● **TASK INSTRUCTIONS**: Only the span from the line containing "What seaborn and" down to the line containing "0.305, 0.263, 0.215]" is to be printed, exactly and inclusively, with pictures omitted.

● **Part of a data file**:
□ □ □ □ □ □ □

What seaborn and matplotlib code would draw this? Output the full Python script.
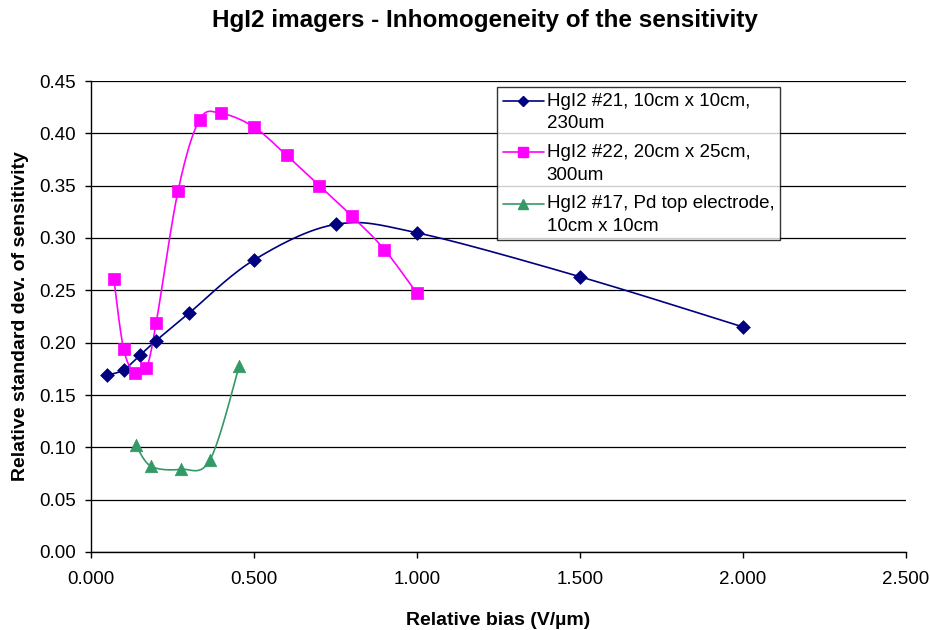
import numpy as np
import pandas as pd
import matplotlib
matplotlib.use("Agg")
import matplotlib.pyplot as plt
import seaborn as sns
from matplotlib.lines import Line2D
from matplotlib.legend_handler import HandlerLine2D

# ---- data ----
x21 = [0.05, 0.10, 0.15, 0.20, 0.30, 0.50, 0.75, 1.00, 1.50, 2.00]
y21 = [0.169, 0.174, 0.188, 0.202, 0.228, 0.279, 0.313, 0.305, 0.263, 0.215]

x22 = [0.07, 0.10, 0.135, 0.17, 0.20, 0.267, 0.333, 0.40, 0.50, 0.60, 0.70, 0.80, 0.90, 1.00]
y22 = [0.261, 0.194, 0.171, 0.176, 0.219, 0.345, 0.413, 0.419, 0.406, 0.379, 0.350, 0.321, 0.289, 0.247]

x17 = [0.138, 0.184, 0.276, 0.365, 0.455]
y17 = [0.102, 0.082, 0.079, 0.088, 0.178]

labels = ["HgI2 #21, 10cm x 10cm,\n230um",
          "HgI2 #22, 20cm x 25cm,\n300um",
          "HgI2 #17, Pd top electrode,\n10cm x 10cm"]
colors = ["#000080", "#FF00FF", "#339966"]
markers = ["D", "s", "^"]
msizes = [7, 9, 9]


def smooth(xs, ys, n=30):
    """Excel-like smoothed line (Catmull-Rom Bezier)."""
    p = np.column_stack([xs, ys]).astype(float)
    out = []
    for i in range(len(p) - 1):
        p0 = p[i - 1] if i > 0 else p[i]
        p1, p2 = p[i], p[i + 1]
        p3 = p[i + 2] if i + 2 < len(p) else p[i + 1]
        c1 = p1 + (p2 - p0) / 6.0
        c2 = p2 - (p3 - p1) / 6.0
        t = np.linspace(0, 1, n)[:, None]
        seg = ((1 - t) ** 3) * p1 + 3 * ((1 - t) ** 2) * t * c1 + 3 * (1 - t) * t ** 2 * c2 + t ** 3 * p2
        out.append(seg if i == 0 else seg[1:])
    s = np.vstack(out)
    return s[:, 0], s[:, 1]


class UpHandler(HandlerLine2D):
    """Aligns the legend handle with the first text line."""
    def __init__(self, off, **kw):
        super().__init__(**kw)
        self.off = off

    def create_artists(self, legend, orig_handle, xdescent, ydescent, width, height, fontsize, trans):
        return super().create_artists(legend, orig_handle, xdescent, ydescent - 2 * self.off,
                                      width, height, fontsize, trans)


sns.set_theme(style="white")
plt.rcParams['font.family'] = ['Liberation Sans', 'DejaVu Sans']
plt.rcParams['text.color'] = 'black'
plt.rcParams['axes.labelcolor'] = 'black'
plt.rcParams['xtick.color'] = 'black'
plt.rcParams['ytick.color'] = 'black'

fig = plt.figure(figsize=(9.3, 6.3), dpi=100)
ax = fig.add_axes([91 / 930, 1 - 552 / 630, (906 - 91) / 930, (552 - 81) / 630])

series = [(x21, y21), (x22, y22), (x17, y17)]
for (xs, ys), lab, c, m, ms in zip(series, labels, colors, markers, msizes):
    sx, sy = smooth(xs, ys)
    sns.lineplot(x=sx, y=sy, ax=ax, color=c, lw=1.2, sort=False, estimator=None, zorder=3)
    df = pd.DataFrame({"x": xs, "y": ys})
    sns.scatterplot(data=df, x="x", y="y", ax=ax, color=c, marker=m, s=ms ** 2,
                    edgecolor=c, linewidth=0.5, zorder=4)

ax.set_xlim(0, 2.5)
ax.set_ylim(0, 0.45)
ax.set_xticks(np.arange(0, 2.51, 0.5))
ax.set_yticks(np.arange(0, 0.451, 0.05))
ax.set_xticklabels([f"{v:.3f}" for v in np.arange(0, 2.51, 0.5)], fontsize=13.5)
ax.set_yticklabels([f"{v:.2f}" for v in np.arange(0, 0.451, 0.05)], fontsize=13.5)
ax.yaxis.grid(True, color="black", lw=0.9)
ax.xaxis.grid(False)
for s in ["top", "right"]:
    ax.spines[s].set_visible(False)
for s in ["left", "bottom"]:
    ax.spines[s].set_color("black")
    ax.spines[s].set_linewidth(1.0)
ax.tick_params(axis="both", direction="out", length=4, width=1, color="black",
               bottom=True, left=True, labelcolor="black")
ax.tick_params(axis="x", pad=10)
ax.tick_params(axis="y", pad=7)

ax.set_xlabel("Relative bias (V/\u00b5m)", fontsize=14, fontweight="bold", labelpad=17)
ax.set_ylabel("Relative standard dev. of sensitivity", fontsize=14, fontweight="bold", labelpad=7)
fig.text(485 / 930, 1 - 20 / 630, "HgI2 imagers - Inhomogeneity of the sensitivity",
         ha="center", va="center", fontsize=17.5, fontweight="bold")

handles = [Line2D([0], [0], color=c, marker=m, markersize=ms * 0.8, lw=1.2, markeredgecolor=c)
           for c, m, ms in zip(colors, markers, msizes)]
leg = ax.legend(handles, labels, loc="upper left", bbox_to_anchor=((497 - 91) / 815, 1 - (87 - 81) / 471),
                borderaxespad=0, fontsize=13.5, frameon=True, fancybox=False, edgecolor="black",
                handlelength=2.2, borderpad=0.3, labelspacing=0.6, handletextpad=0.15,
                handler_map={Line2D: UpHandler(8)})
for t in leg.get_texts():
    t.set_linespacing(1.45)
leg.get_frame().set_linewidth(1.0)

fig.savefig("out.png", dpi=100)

□ □ □ □ □ □ □

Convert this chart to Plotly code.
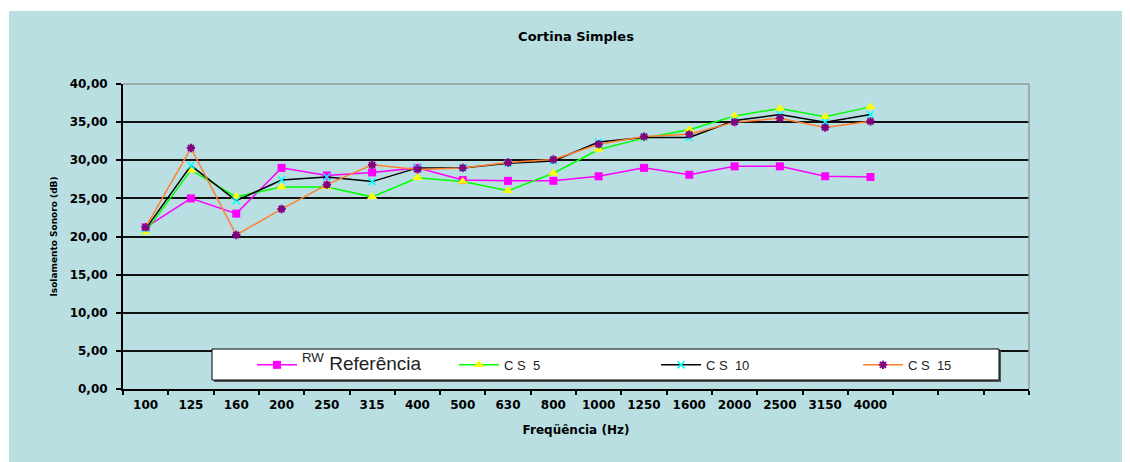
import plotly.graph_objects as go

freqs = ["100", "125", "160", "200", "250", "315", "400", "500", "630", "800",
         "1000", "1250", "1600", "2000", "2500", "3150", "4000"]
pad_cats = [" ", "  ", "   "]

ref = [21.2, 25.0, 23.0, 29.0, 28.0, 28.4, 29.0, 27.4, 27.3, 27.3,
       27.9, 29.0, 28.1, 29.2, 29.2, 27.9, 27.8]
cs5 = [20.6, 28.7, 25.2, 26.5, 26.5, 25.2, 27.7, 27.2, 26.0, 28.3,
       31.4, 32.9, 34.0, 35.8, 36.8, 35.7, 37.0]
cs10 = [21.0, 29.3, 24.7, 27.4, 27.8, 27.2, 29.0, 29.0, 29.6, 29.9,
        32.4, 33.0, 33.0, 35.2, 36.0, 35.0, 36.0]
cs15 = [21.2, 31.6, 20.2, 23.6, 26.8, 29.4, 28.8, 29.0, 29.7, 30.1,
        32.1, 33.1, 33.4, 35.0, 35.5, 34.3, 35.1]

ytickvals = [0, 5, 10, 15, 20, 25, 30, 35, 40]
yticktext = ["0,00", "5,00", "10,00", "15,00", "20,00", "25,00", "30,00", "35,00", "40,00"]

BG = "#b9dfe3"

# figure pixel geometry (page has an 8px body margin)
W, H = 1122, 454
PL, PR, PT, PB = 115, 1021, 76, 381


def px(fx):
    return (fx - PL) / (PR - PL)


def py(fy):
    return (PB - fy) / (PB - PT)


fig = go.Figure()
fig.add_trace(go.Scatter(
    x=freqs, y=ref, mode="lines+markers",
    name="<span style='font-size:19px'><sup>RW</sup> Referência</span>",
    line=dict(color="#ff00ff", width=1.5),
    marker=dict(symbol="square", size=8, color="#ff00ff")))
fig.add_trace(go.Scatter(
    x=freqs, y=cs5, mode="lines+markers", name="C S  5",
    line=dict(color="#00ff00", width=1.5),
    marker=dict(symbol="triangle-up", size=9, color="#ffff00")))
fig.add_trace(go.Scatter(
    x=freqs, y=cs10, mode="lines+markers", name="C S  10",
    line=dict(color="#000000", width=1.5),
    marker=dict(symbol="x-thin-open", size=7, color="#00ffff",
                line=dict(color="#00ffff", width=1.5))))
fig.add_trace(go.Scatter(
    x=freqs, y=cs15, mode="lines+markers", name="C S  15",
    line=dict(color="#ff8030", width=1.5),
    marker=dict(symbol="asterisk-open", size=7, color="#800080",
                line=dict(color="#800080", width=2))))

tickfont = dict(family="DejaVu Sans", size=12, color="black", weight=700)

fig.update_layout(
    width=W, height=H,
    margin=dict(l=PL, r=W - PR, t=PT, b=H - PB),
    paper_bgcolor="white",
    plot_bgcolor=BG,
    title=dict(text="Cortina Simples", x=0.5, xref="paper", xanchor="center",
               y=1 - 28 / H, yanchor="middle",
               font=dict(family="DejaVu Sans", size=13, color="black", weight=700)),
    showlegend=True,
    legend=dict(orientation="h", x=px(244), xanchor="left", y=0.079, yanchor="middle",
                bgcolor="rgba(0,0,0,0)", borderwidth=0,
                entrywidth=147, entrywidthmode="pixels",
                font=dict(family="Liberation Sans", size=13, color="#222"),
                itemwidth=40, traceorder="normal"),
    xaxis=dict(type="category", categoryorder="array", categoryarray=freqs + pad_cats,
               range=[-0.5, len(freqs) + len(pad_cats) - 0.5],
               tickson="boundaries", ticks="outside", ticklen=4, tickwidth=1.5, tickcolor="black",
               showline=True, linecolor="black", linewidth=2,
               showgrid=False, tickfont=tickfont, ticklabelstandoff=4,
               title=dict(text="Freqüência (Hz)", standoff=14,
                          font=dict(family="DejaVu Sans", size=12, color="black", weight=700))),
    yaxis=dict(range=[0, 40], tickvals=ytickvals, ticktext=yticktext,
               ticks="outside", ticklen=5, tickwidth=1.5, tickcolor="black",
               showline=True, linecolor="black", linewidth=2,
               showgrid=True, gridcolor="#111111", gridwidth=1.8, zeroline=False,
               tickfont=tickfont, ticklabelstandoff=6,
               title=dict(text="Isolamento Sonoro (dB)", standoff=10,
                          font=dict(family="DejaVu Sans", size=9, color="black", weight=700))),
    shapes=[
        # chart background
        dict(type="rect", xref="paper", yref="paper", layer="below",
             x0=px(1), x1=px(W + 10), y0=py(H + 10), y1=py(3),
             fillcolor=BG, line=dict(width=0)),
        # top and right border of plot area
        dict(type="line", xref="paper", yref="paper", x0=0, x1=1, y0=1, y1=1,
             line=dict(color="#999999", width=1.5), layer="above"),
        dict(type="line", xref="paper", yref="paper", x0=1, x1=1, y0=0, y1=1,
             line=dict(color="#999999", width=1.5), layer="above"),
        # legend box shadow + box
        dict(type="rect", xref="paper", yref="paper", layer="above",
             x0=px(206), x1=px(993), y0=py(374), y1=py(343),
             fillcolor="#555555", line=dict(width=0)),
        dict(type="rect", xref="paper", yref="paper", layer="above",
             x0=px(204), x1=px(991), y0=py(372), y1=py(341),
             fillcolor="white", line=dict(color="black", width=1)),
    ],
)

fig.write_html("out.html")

□ □ □ □ □ □ □

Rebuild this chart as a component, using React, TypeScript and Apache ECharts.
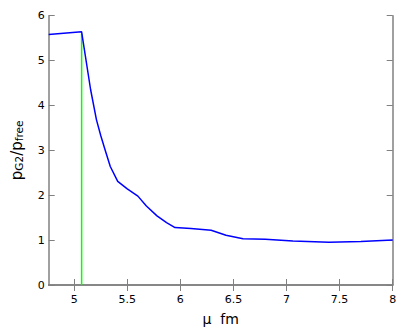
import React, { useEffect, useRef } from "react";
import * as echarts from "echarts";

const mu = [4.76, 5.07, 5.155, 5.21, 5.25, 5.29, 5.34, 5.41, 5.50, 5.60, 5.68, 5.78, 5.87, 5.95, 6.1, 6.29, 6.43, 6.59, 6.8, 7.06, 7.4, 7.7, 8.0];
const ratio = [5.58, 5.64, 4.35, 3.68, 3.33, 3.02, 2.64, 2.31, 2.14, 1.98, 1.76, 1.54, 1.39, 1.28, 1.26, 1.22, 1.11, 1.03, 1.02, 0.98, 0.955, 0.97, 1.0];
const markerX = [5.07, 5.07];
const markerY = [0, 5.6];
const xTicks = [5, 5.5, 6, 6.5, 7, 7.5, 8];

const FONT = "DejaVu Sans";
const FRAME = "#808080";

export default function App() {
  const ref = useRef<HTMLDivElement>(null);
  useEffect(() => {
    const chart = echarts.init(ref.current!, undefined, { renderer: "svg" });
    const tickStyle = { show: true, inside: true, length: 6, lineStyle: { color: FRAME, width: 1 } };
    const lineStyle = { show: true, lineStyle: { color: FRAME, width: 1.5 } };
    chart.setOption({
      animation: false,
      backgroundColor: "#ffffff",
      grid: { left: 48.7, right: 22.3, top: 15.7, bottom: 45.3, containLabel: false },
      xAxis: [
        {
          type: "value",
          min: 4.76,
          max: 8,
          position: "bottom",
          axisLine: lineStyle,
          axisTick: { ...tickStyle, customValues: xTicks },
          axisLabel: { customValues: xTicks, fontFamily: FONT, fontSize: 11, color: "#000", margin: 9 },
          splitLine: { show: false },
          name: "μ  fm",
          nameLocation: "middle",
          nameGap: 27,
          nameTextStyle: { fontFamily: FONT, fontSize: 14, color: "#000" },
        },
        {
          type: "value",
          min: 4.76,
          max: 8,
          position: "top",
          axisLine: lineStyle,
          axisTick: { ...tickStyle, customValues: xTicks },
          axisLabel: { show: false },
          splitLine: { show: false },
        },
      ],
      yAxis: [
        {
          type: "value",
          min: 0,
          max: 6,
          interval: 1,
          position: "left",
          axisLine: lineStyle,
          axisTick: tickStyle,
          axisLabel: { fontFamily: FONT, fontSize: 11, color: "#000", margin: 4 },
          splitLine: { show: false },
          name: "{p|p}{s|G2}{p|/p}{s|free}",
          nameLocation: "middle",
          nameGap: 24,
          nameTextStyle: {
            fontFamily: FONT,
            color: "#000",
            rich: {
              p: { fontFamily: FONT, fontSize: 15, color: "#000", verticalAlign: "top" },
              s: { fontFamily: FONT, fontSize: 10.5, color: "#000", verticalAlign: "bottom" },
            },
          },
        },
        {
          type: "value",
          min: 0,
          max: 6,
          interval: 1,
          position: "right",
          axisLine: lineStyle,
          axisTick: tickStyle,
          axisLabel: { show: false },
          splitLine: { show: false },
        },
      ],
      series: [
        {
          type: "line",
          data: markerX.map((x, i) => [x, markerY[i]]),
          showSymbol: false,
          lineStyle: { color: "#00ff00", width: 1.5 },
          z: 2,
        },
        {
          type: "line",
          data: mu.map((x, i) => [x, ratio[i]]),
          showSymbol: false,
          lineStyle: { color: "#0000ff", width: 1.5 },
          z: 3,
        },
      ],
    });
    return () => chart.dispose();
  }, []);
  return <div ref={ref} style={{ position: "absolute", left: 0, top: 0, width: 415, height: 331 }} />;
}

□ □ □ □ □ □ □

● **OUTPUT OF THE EXERCISE**:
What seaborn and matplotlib code would draw this? Output the full Python script.
import numpy as np
import pandas as pd
import matplotlib
matplotlib.use("Agg")
import matplotlib.pyplot as plt
import seaborn as sns
from matplotlib.lines import Line2D
from matplotlib.legend_handler import HandlerLine2D

# ---- data ----
x21 = [0.05, 0.10, 0.15, 0.20, 0.30, 0.50, 0.75, 1.00, 1.50, 2.00]
y21 = [0.169, 0.174, 0.188, 0.202, 0.228, 0.279, 0.313, 0.305, 0.263, 0.215]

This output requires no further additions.